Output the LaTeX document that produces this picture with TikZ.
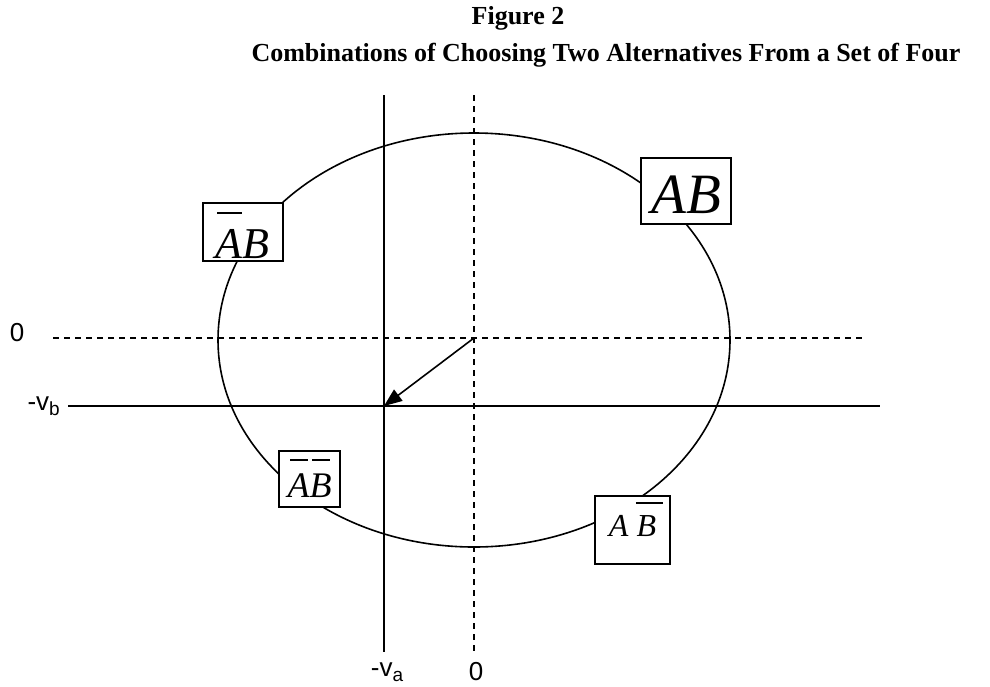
\documentclass[tikz,border=0pt]{standalone}
\usepackage{fontspec}
\setmainfont{Liberation Serif}
\newfontfamily\axisfont{Liberation Sans}
\usetikzlibrary{arrows.meta}
% \obar[extra width]{left shift}{letter}
\newcommand\obar[3][-0.12em]{\setbox0\hbox{#3}\rlap{\hspace{#2}\raisebox{1.0em}{\rule{\dimexpr\wd0+#1\relax}{1.6pt}}}\box0}
\tikzset{
  x=1pt, y=-1pt,
  axis/.style={line width=1.6pt},
  dashaxis/.style={line width=1.6pt, dash pattern=on 6pt off 5pt},
  lbox/.style={draw, fill=white, line width=1.6pt, inner sep=0pt},
  ltext/.style={inner sep=0pt, anchor=base},
  axlabel/.style={font=\axisfont\fontsize{26}{30}\selectfont, inner sep=0pt},
}
\begin{document}
\begin{tikzpicture}
\useasboundingbox (0,0) rectangle (990,686);
% titles
\node[font=\bfseries\fontsize{26}{30}\selectfont, inner sep=0pt] (t1) at (518,18) {Figure 2};
\node[font=\bfseries\fontsize{26}{30}\selectfont, inner sep=0pt] (t2) at (606,55) {Combinations of Choosing Two Alternatives From a Set of Four};
% axes
\coordinate (h0l) at (53,338); \coordinate (h0r) at (862,338);
\coordinate (hbl) at (68,406); \coordinate (hbr) at (880,406);
\coordinate (vat) at (384,95); \coordinate (vab) at (384,652);
\coordinate (v0t) at (474,95); \coordinate (v0b) at (474,652);
\coordinate (c) at (474,338);
\coordinate (p) at (384,406);
\draw[dashaxis] (h0l) -- (h0r);
\draw[axis] (hbl) -- (hbr);
\draw[axis] (vat) -- (vab);
\draw[dashaxis] (v0t) -- (v0b);
% ellipse
\draw[line width=1.6pt] (474,340) ellipse [x radius=256, y radius=207];
% arrow
\draw[line width=1.6pt, -{Triangle[length=18pt,width=14pt]}] (c) -- (p);
% labels
\node[axlabel] (l0) at (17,333) {0};
\node[axlabel, anchor=east] (lvb) at (60,406) {-v\raisebox{-0.2em}{\fontsize{19}{22}\selectfont b}};
\node[axlabel] (lva) at (387,672) {-v\raisebox{-0.2em}{\fontsize{19}{22}\selectfont a}};
\node[axlabel] (l0b) at (476,672) {0};
% boxes
\node[lbox, minimum width=90pt, minimum height=66pt] (ab) at (686,191) {};
\node[ltext, font=\itshape\fontsize{57}{60}\selectfont] (abt) at (686,213) {AB};
\node[lbox, minimum width=80pt, minimum height=58pt] (nab) at (243,232) {};
\node[ltext, font=\itshape\fontsize{44}{48}\selectfont] (nabt) at (242,258) {\obar[-0.05em]{0.05em}{A}B};
\node[lbox, minimum width=61pt, minimum height=56pt] (nanb) at (309.5,479) {};
\node[ltext, font=\itshape\fontsize{36}{40}\selectfont] (nanbt) at (309.5,497) {\obar{0.07em}{A}\obar{0.07em}{B}};
\node[lbox, minimum width=75pt, minimum height=68pt] (anb) at (632.5,530) {};
\node[ltext, font=\itshape\fontsize{32}{35}\selectfont] (anbt) at (632.5,536) {A \obar[0.25em]{-0.02em}{B}};
\end{tikzpicture}
\end{document}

────

Work to be completed -
Omit pictures; set down the rest of the material word for word.

Exercise result -
Output the LaTeX document that produces this picture with TikZ.
\documentclass[tikz,border=0pt]{standalone}
\usepackage{fontspec}
\setmainfont{Liberation Serif}
\newfontfamily\axisfont{Liberation Sans}
\usetikzlibrary{arrows.meta}
% \obar[extra width]{left shift}{letter}
\newcommand\obar[3][-0.12em]{\setbox0\hbox{#3}\rlap{\hspace{#2}\raisebox{1.0em}{\rule{\dimexpr\wd0+#1\relax}{1.6pt}}}\box0}
\tikzset{
  x=1pt, y=-1pt,
  axis/.style={line width=1.6pt},
  dashaxis/.style={line width=1.6pt, dash pattern=on 6pt off 5pt},
  lbox/.style={draw, fill=white, line width=1.6pt, inner sep=0pt},
  ltext/.style={inner sep=0pt, anchor=base},
  axlabel/.style={font=\axisfont\fontsize{26}{30}\selectfont, inner sep=0pt},
}
\begin{document}
\begin{tikzpicture}
\useasboundingbox (0,0) rectangle (990,686);
% titles
\node[font=\bfseries\fontsize{26}{30}\selectfont, inner sep=0pt] (t1) at (518,18) {Figure 2};
\node[font=\bfseries\fontsize{26}{30}\selectfont, inner sep=0pt] (t2) at (606,55) {Combinations of Choosing Two Alternatives From a Set of Four};
% axes
\coordinate (h0l) at (53,338); \coordinate (h0r) at (862,338);
\coordinate (hbl) at (68,406); \coordinate (hbr) at (880,406);
\coordinate (vat) at (384,95); \coordinate (vab) at (384,652);
\coordinate (v0t) at (474,95); \coordinate (v0b) at (474,652);
\coordinate (c) at (474,338);
\coordinate (p) at (384,406);
\draw[dashaxis] (h0l) -- (h0r);
\draw[axis] (hbl) -- (hbr);
\draw[axis] (vat) -- (vab);
\draw[dashaxis] (v0t) -- (v0b);
% ellipse
\draw[line width=1.6pt] (474,340) ellipse [x radius=256, y radius=207];
% arrow
\draw[line width=1.6pt, -{Triangle[length=18pt,width=14pt]}] (c) -- (p);
% labels
\node[axlabel] (l0) at (17,333) {0};
\node[axlabel, anchor=east] (lvb) at (60,406) {-v\raisebox{-0.2em}{\fontsize{19}{22}\selectfont b}};
\node[axlabel] (lva) at (387,672) {-v\raisebox{-0.2em}{\fontsize{19}{22}\selectfont a}};
\node[axlabel] (l0b) at (476,672) {0};
% boxes
\node[lbox, minimum width=90pt, minimum height=66pt] (ab) at (686,191) {};
\node[ltext, font=\itshape\fontsize{57}{60}\selectfont] (abt) at (686,213) {AB};
\node[lbox, minimum width=80pt, minimum height=58pt] (nab) at (243,232) {};
\node[ltext, font=\itshape\fontsize{44}{48}\selectfont] (nabt) at (242,258) {\obar[-0.05em]{0.05em}{A}B};
\node[lbox, minimum width=61pt, minimum height=56pt] (nanb) at (309.5,479) {};
\node[ltext, font=\itshape\fontsize{36}{40}\selectfont] (nanbt) at (309.5,497) {\obar{0.07em}{A}\obar{0.07em}{B}};
\node[lbox, minimum width=75pt, minimum height=68pt] (anb) at (632.5,530) {};
\node[ltext, font=\itshape\fontsize{32}{35}\selectfont] (anbt) at (632.5,536) {A \obar[0.25em]{-0.02em}{B}};
\end{tikzpicture}
\end{document}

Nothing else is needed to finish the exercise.